Practically, in order to construct a supply curve we can imagine the following course of action:
First, we travel around the world interviewing all people who are already brewing beer and all people who might be capable of starting to brew beer in the (near) future. We ask all of them how much beer they can produce and what are their (marginal) costs to produce that amount (marginal => excluding costs like building the factory or getting the license).
We then take all of these estimates, order them from low cost to high cost and put them in our graph, just as in the case of our demand curve. If we have enough suppliers, with a lot of different prices for different quantities, we will eventually end up with the following (smooth) graph: the total market supply curve:
Total amount of beer consumed and produced worldwide?
Now that we have understood and constructed a demand & supply curve, we can put them together to see what will happen on the total market of beer.

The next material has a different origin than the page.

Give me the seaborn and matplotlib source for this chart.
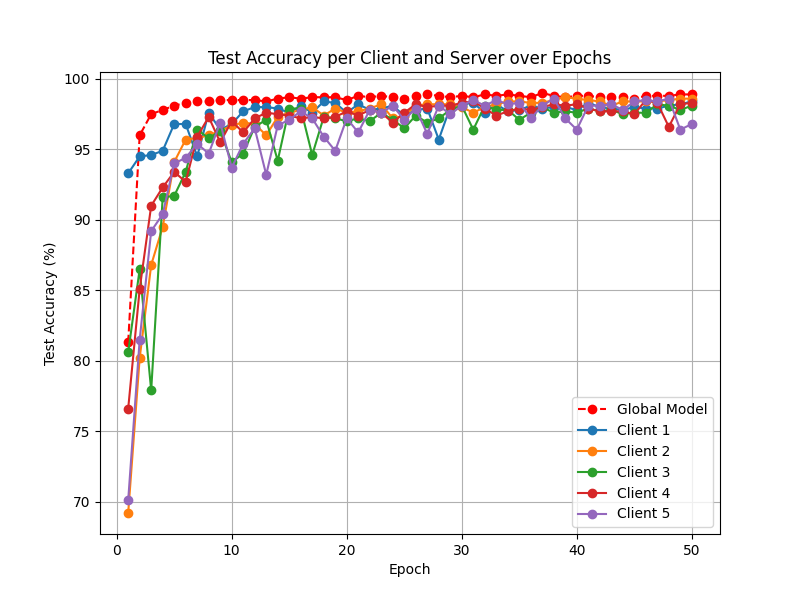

Let me start with putting the two curves together:
Just to reiterate: the demand curve (the curve sloping down) represents the customers' decreasing pleasure for every additional beer they drink. The supply curve (the curve sloping up) on the other hand, represents the increasing costs (per beer) of producing more and more beers.
The intersection of both curves gives us the equilibirum price and quantity.
This makes most sense when you look at the price and then wonder how much consumers will prefer to consume for that price versus how much producers will prefer to produce for that price.
If the price is higher than the equilibrium price, there will be overproduction: less beer will be drunk because there will be less people with pleasure > price. On the other hand, there will be more beer brewed because there will be more producers with costs < price.
If the price is lower than the equilibirum price, there will be underproduction: more beer will be drunk but less beer will be produced.
In both these situations, the price will change until the quantity produced equals the quantity consumed at the equilibrium price. This is the price and quantity at the intersection of the demand and supply curve.
You can congratulate yourself: we now know how many beers will be drunk worldwide!